According to a study published by the American Psychological Association, starting at age 10 black boys are viewed as less innocent than their white peers, and are more likely to be mistaken as older, be perceived as guilty, and face police violence if accused of a crime. My son is a typical six-year-old boy. He is loud and high-energy, which often brings me to the brink of insanity. Then he reels me back in with a heart-melting, “I love you so much, Mama.” My son is also big for his age. And that fact combined with the fact that he is black is terrifying for me as a mother. I struggle with how to prepare him for the world without killing his spirit.
My son knows that he is black.
But he knows it in the same way that he knows he has black hair and brown eyes. He doesn’t know that being black will influence how some people will view him. He doesn’t know that it will affect how some people will treat him. And that it will cause others to make assumptions about him. When I found out I was having a boy, I knew that I’d have to have “the talk” or a series of talks with my son about being black. But, I never thought about just how difficult it would be to tailor these conversations for a kindergartener. In my house, we talk about race, inequality, and justice all of the time. These conversations flow freely between my husband and me and our teenage daughter and mostly go over my son’s head.

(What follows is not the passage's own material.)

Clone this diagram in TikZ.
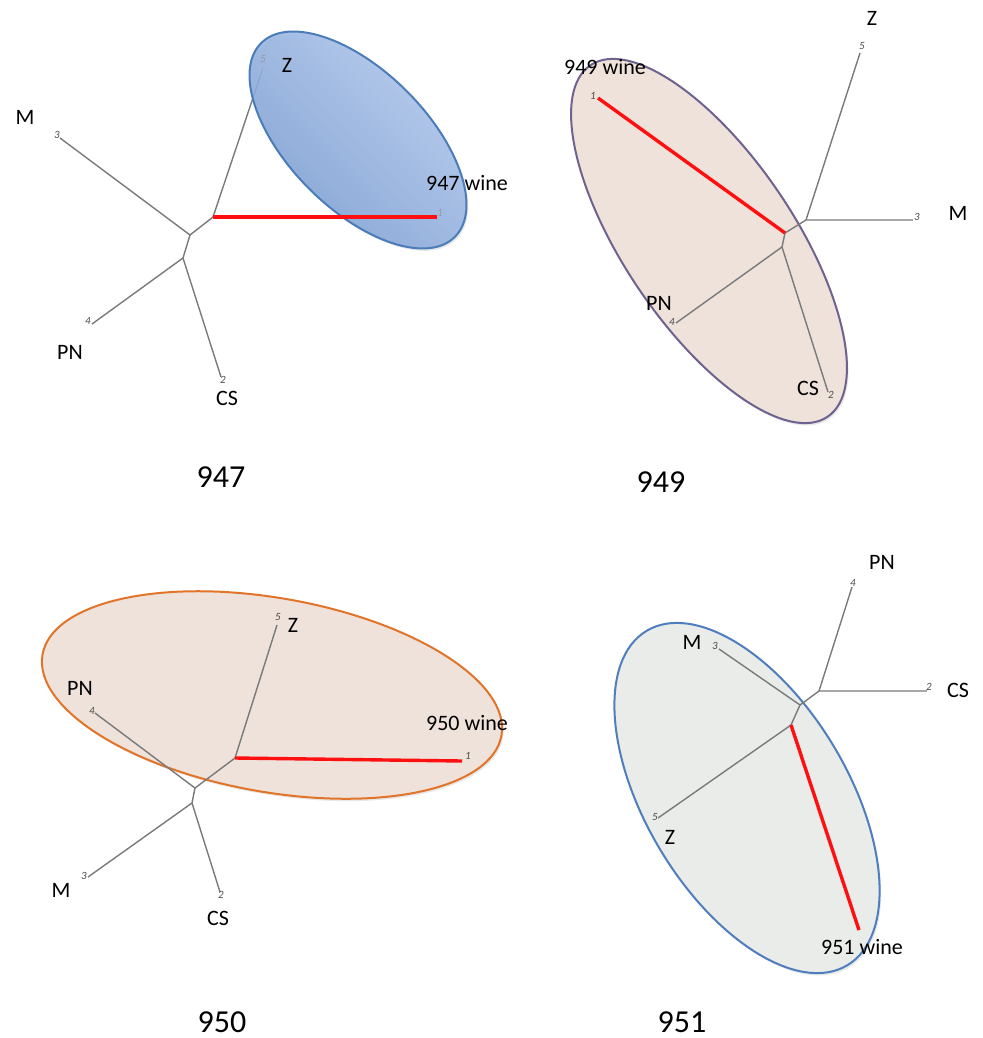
\documentclass[tikz,border=0pt]{standalone}
\usepackage{fontspec}
\setmainfont{Carlito}
\usepackage{xcolor}
\usepackage{tikz}
\usetikzlibrary{shadows}

\definecolor{treegray}{HTML}{7A7A7A}
\definecolor{winered}{HTML}{FF1010}
\definecolor{blueedge}{HTML}{4A7CB9}
\definecolor{bluedark}{HTML}{7A9DD3}
\definecolor{bluelight}{HTML}{B2CAEE}
\definecolor{purpleedge}{HTML}{6E6290}
\definecolor{beige}{HTML}{EEE2DA}
\definecolor{orangeedge}{HTML}{E2742A}
\definecolor{paleedge}{HTML}{4F7EBF}
\definecolor{palegreen}{HTML}{E9ECE8}

\tikzset{
  branch/.style={treegray, line width=0.7pt},
  winebranch/.style={winered, line width=1.7pt},
  leafnum/.style={font=\fontsize{5.5}{6}\selectfont\itshape, text=black!70, inner sep=0pt},
  taxon/.style={font=\fontsize{11}{13}\selectfont, inner sep=0pt},
  panelnum/.style={font=\fontsize{16}{19}\selectfont, inner sep=0pt},
  halo/.style={line width=1pt, drop shadow={opacity=0.18, shadow xshift=0.8pt, shadow yshift=-1.2pt}},
}

\begin{document}
\begin{tikzpicture}[x=0.5pt, y=-0.5pt]
\useasboundingbox (0,0) rectangle (982,1038);

% 947
\coordinate (a1) at (213,217);
\coordinate (b1) at (190,235);
\coordinate (c1) at (183,258);
\coordinate (z1) at (263,68);
\coordinate (w1) at (437,217);
\coordinate (m1) at (60,138);
\coordinate (p1) at (92,324);
\coordinate (s1) at (221,377);
\draw[branch] (m1) -- (b1) -- (a1) -- (z1);
\draw[branch] (b1) -- (c1) -- (p1);
\draw[branch] (c1) -- (s1);
\draw[halo, draw=blueedge, top color=bluelight, bottom color=bluedark, shading angle=-45, fill opacity=0.88]
  [rotate around={-45:(358,140)}] (358,140) ellipse [x radius=137, y radius=69];
\draw[winebranch] (a1) -- (w1);
\node[leafnum, text=black!40] (n5a) at (263,59) {5};
\node[leafnum, text=black!40] (n1a) at (440,213) {1};
\node[leafnum] (n3a) at (57,135) {3};
\node[leafnum] (n4a) at (88,321) {4};
\node[leafnum] (n2a) at (223,380) {2};
\node[taxon] (za) at (287,65) {Z};
\node[taxon] (ma) at (25,117) {M};
\node[taxon] (pa) at (70,352) {PN};
\node[taxon] (sa) at (227,398) {CS};
\node[taxon] (wa) at (467,183) {947 wine};
\node[panelnum] (t947) at (221,477) {947};

% 949
\draw[halo, draw=purpleedge, fill=beige]
  [rotate around={-56:(709,241)}] (709,241) ellipse [x radius=212, y radius=85];
\coordinate (a2) at (806,220);
\coordinate (b2) at (785,233);
\coordinate (c2) at (782,247);
\coordinate (z2) at (860,53);
\coordinate (m2) at (913,220);
\coordinate (w2) at (598,98);
\coordinate (p2) at (676,323);
\coordinate (s2) at (828,392);
\draw[branch] (z2) -- (a2) -- (m2);
\draw[branch] (a2) -- (b2) -- (c2) -- (p2);
\draw[branch] (c2) -- (s2);
\draw[winebranch] (b2) -- (w2);
\node[leafnum] (n5b) at (862,46) {5};
\node[leafnum] (n3b) at (917,217) {3};
\node[leafnum] (n1b) at (593,96) {1};
\node[leafnum] (n4b) at (672,322) {4};
\node[leafnum] (n2b) at (831,395) {2};
\node[taxon] (zb) at (872,18) {Z};
\node[taxon] (mb) at (958,213) {M};
\node[taxon] (wb) at (605,67) {949 wine};
\node[taxon] (pb) at (659,303) {PN};
\node[taxon] (sb) at (808,388) {CS};
\node[panelnum] (t949) at (661,482) {949};

% 950
\draw[halo, draw=orangeedge, fill=beige]
  [rotate around={-10:(272,695)}] (272,695) ellipse [x radius=233, y radius=97];
\coordinate (a3) at (235,758);
\coordinate (b3) at (195,788);
\coordinate (c3) at (192,803);
\coordinate (z3) at (277,625);
\coordinate (w3) at (462,761);
\coordinate (p3) at (95,713);
\coordinate (m3) at (88,877);
\coordinate (s3) at (220,892);
\draw[branch] (z3) -- (a3) -- (b3) -- (c3) -- (m3);
\draw[branch] (p3) -- (b3);
\draw[branch] (c3) -- (s3);
\draw[winebranch] (a3) -- (w3);
\node[leafnum] (n5c) at (278,617) {5};
\node[leafnum] (n1c) at (468,756) {1};
\node[leafnum] (n4c) at (92,711) {4};
\node[leafnum] (n3c) at (84,876) {3};
\node[leafnum] (n2c) at (221,895) {2};
\node[taxon] (zc) at (293,625) {Z};
\node[taxon] (pc) at (80,688) {PN};
\node[taxon] (wc) at (467,723) {950 wine};
\node[taxon] (mc) at (61,890) {M};
\node[taxon] (sc) at (218,918) {CS};
\node[panelnum] (t950) at (222,1022) {950};

% 951
\draw[halo, draw=paleedge, fill=palegreen]
  [rotate around={-59:(747,798)}] (747,798) ellipse [x radius=195, y radius=101];
\coordinate (a4) at (819,691);
\coordinate (b4) at (800,705);
\coordinate (c4) at (791,725);
\coordinate (p4) at (852,587);
\coordinate (s4) at (927,691);
\coordinate (m4) at (719,649);
\coordinate (z4) at (658,818);
\coordinate (w4) at (859,930);
\draw[branch] (p4) -- (a4) -- (s4);
\draw[branch] (a4) -- (b4) -- (m4);
\draw[branch] (b4) -- (c4) -- (z4);
\draw[winebranch] (c4) -- (w4);
\node[leafnum] (n4d) at (853,583) {4};
\node[leafnum] (n2d) at (929,687) {2};
\node[leafnum] (n3d) at (715,646) {3};
\node[leafnum] (n5d) at (655,817) {5};
\node[taxon] (pd) at (882,562) {PN};
\node[taxon] (sd) at (958,690) {CS};
\node[taxon] (md) at (692,642) {M};
\node[taxon] (zd) at (670,837) {Z};
\node[taxon] (wd) at (862,947) {951 wine};
\node[panelnum] (t951) at (682,1022) {951};
\end{tikzpicture}
\end{document}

Finding resources for “The Talk” is easy. Finding the right words isn’t.
There are a lot of great resources about race and injustice, including here on the DC Area Moms website, but no matter how much I read, or how many podcasts I listen to, I can’t seem to find the words. Actually, that’s not true. I know what I should say. But how do I look at my sweet doe-eyed boy and tell him that the world is more dangerous for him because of the color of his skin? How do I tell him that simple activities like wearing a hoodie, playing loud music, playing with a pellet gun, or walking home can have grave consequences?
I would change the world for my son if I could. But since I can’t, I will prepare my son for the world and hope that it doesn’t change him.